Saturday, November 18, 2017

Padraic Kenney's "Dance in Chains"

Padraic Kenney is Professor of History and International Studies at Indiana University,

He applied the “Page 99 Test” to his new book, Dance in Chains: Political Imprisonment in the Modern World, and reported the following:
Writing about the experience of political imprisonment, I examine a wide variety of actions that prisoners engage in, ranging from communal education to hunger strikes. One of the hardest activities to write about is escape from prison. It is challenging to discuss, as I do on page 99 of Dance in Chains, because the motives are so simple: anyone who is confined against his or her will should want to get out. But in the case of political prisoners, escape is also part of politics: you escape to rejoin the movement and also, perhaps, to show what your movement is capable of.

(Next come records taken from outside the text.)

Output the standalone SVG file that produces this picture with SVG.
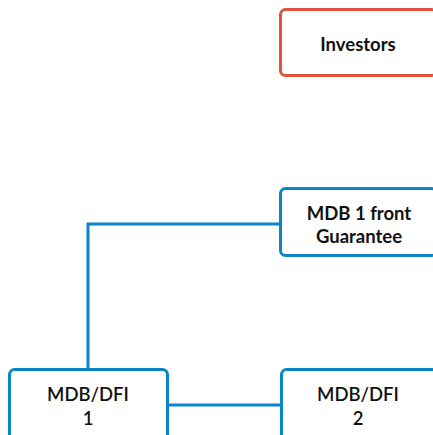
<svg xmlns="http://www.w3.org/2000/svg" width="433" height="435" viewBox="0 0 433 435">
  <style>
    .box { fill: #ffffff; stroke-width: 3; }
    .blue { stroke: #0A86C8; }
    .red { stroke: #E0523A; }
    .lbl { font-family: Lato, "Liberation Sans", sans-serif; font-size: 18.5px; fill: #111111; text-anchor: middle; }
    .b { font-weight: 700; }
    .m { font-weight: 600; }
    .link { fill: none; stroke: #0A86C8; stroke-width: 3; }
  </style>
  <rect width="433" height="435" fill="#ffffff"/>
  <g id="connectors">
    <path class="link" d="M88 369 V224 H280"/>
    <path class="link" d="M168 405 H281"/>
  </g>
  <g id="investors">
    <rect class="box red" x="280.5" y="9.5" width="156" height="66" rx="5"/>
    <text class="lbl b" x="358" y="51">Investors</text>
  </g>
  <g id="mdb1-front-guarantee">
    <rect class="box blue" x="280.5" y="188.5" width="156" height="67" rx="5"/>
    <text class="lbl b" x="359" y="220">MDB 1 front</text>
    <text class="lbl b" x="359" y="243">Guarantee</text>
  </g>
  <g id="mdb-dfi-1">
    <rect class="box blue" x="9.5" y="369.5" width="158" height="70" rx="5"/>
    <text class="lbl m" x="88" y="401">MDB/DFI</text>
    <text class="lbl m" x="88" y="425">1</text>
  </g>
  <g id="mdb-dfi-2">
    <rect class="box blue" x="281.5" y="369.5" width="156" height="70" rx="5"/>
    <text class="lbl m" x="358" y="401">MDB/DFI</text>
    <text class="lbl m" x="358" y="425">2</text>
  </g>
</svg>
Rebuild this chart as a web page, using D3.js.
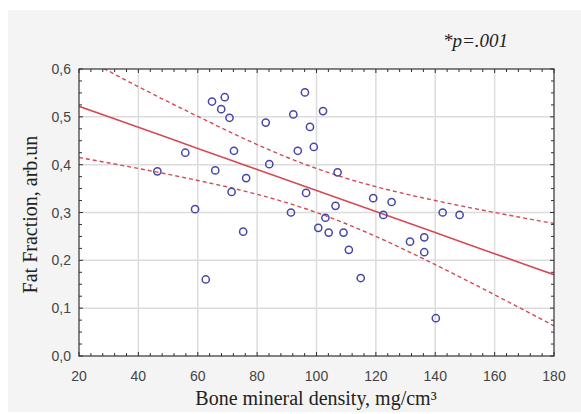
<!DOCTYPE html>
<html><head><meta charset="utf-8">
<script src="https://cdn.jsdelivr.net/npm/d3@7"></script>
<style>body{margin:0;background:#fff;}svg{display:block;}</style>
</head><body>
<script>
const bmd = [46.4,55.8,59.1,62.7,64.8,69.1,67.9,70.7,72.2,65.9,71.4,76.3,75.3,82.9,84.1,96.1,92.2,102.2,97.8,93.7,99.1,107.1,96.5,119.1,125.3,106.4,91.4,103.0,100.6,104.1,109.1,110.9,114.9,122.5,131.5,136.3,136.3,142.5,148.2,140.2];
const fat = [0.386,0.425,0.307,0.160,0.532,0.541,0.516,0.498,0.429,0.388,0.343,0.372,0.260,0.488,0.401,0.551,0.505,0.512,0.479,0.429,0.437,0.384,0.341,0.330,0.322,0.314,0.300,0.289,0.268,0.258,0.258,0.222,0.163,0.295,0.239,0.248,0.217,0.300,0.295,0.079];
const fitX = [20,40,60,80,100,120,140,160,180];
const fitY = [0.522,0.478,0.434,0.390,0.346,0.302,0.258,0.214,0.170];
const upperY = [0.629,0.563,0.501,0.442,0.392,0.354,0.325,0.300,0.277];
const lowerY = [0.415,0.392,0.367,0.338,0.300,0.250,0.191,0.128,0.063];
const xTicks = [20,40,60,80,100,120,140,160,180];
const yTicks = [0,0.1,0.2,0.3,0.4,0.5,0.6];
const xLabel = "Bone mineral density, mg/cm³";
const yLabel = "Fat Fraction, arb.un";
const note = "*p=.001";

const W=581,H=414;
const sans="'Liberation Sans', Arial, sans-serif", serif="'Liberation Serif', 'Times New Roman', serif";
const svg=d3.select("body").append("svg").attr("width",W).attr("height",H);
svg.append("rect").attr("x",8).attr("y",10).attr("width",W-8).attr("height",402).attr("fill","#f4f4f4");
const L=79,R=554,T=69,B=356;
const x=d3.scaleLinear().domain([20,180]).range([L,R]);
const y=d3.scaleLinear().domain([0,0.6]).range([B,T]);
svg.append("rect").attr("x",L).attr("y",T).attr("width",R-L).attr("height",B-T).attr("fill","#fff");
svg.append("defs").append("clipPath").attr("id","clip").append("rect").attr("x",L).attr("y",T).attr("width",R-L).attr("height",B-T);

// gridlines
const g=svg.append("g");
g.selectAll(".gx").data(xTicks.slice(1,-1)).join("line").attr("x1",d=>x(d)).attr("x2",d=>x(d)).attr("y1",T).attr("y2",B).attr("stroke","#dcdcdc").attr("stroke-width",1.5);
g.selectAll(".gy").data(yTicks.slice(1,-1)).join("line").attr("y1",d=>y(d)).attr("y2",d=>y(d)).attr("x1",L).attr("x2",R).attr("stroke","#dcdcdc").attr("stroke-width",1.5);

// inward ticks on four sides
const xMinor=d3.range(20,180.1,4), yMinor=d3.range(0,0.6001,0.025);
const a=svg.append("g").attr("stroke","#333").attr("stroke-width",1);
a.selectAll(".b").data(xMinor).join("line").attr("x1",d=>x(d)).attr("x2",d=>x(d)).attr("y1",B).attr("y2",(d,i)=>B-(i%5===0?4:3));
a.selectAll(".t").data(xMinor).join("line").attr("x1",d=>x(d)).attr("x2",d=>x(d)).attr("y1",T).attr("y2",(d,i)=>T+(i%5===0?4:3));
a.selectAll(".l").data(yMinor).join("line").attr("y1",d=>y(d)).attr("y2",d=>y(d)).attr("x1",L).attr("x2",(d,i)=>L+(i%4===0?4:3));
a.selectAll(".r").data(yMinor).join("line").attr("y1",d=>y(d)).attr("y2",d=>y(d)).attr("x1",R).attr("x2",(d,i)=>R-(i%4===0?4:3));

const plot=svg.append("g").attr("clip-path","url(#clip)");
const line=d3.line().curve(d3.curveNatural);
const red="#d44a55";
plot.append("path").attr("d",line(fitX.map((d,i)=>[x(d),y(fitY[i])]))).attr("fill","none").attr("stroke",red).attr("stroke-width",1.6);
plot.append("path").attr("d",line(fitX.map((d,i)=>[x(d),y(upperY[i])]))).attr("fill","none").attr("stroke",red).attr("stroke-width",1.4).attr("stroke-dasharray","4,3");
plot.append("path").attr("d",line(fitX.map((d,i)=>[x(d),y(lowerY[i])]))).attr("fill","none").attr("stroke",red).attr("stroke-width",1.4).attr("stroke-dasharray","4,3");

plot.selectAll("circle").data(bmd).join("circle").attr("cx",d=>x(d)).attr("cy",(d,i)=>y(fat[i])).attr("r",3.6).attr("fill","none").attr("stroke","#4646a6").attr("stroke-width",1.5);

svg.append("rect").attr("x",L).attr("y",T).attr("width",R-L).attr("height",B-T).attr("fill","none").attr("stroke","#333").attr("stroke-width",1.2);

// labels
const fmt=d=>d3.format(".1f")(d).replace(".",",");
svg.selectAll(".xl").data(xTicks).join("text").attr("x",d=>x(d)).attr("y",381).attr("text-anchor","middle").attr("font-family",sans).attr("font-size",14).attr("fill","#444").text(d=>d);
svg.selectAll(".yl").data(yTicks).join("text").attr("x",71).attr("y",d=>y(d)+5).attr("text-anchor","end").attr("font-family",sans).attr("font-size",14).attr("fill","#444").text(fmt);
svg.append("text").attr("x",316).attr("y",405).attr("text-anchor","middle").attr("font-family",serif).attr("font-size",20).attr("fill","#222").text(xLabel);
svg.append("text").attr("transform",`translate(37,${(T+B)/2+2}) rotate(-90)`).attr("text-anchor","middle").attr("font-family",serif).attr("font-size",20).attr("fill","#222").text(yLabel);
svg.append("text").attr("x",443).attr("y",47).attr("font-family",serif).attr("font-style","italic").attr("font-size",19).attr("fill","#222").text(note);
</script>
</body></html>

Not that everyone had much of a chance to escape. But in some regimes, political prisoners seem to spend most of their time devising jailbreaks. This was certainly true in Ireland during the years of the Revolution and Civil War (1916-1923). Page 99 features a postcard from 1919, showing Irish revolutionaries merrily escaping en masse from Mountjoy Prison in Dublin, while a little boy alerts the clueless guard.

The Irish Free State that took over the prisons and camps in 1921 did not have more success holding on to the men and women they detained. We see Sean MacBride—future winner of the Nobel Peace Prize for his work on human rights, but in 1923 a lowly IRA soldier—given the task, in Newbridge Camp near Dublin, of managing the multiple escape schemes being hatched by his fellow prisoners, in order to identify those with the best chance of success. Thus escape became proof of the IRA’s organizational superiority.

I understand the political prisoner as someone who develops a politics of the prison: that is, who sees the fact of being imprisoned as an opportunity to advance one’s cause. The men in Mountjoy Prison and Newbridge Camp, as well as those I portray in prisons and camps ranging from Stalinist Poland to Apartheid South Africa to Guantanamo Bay, demonstrate this very well.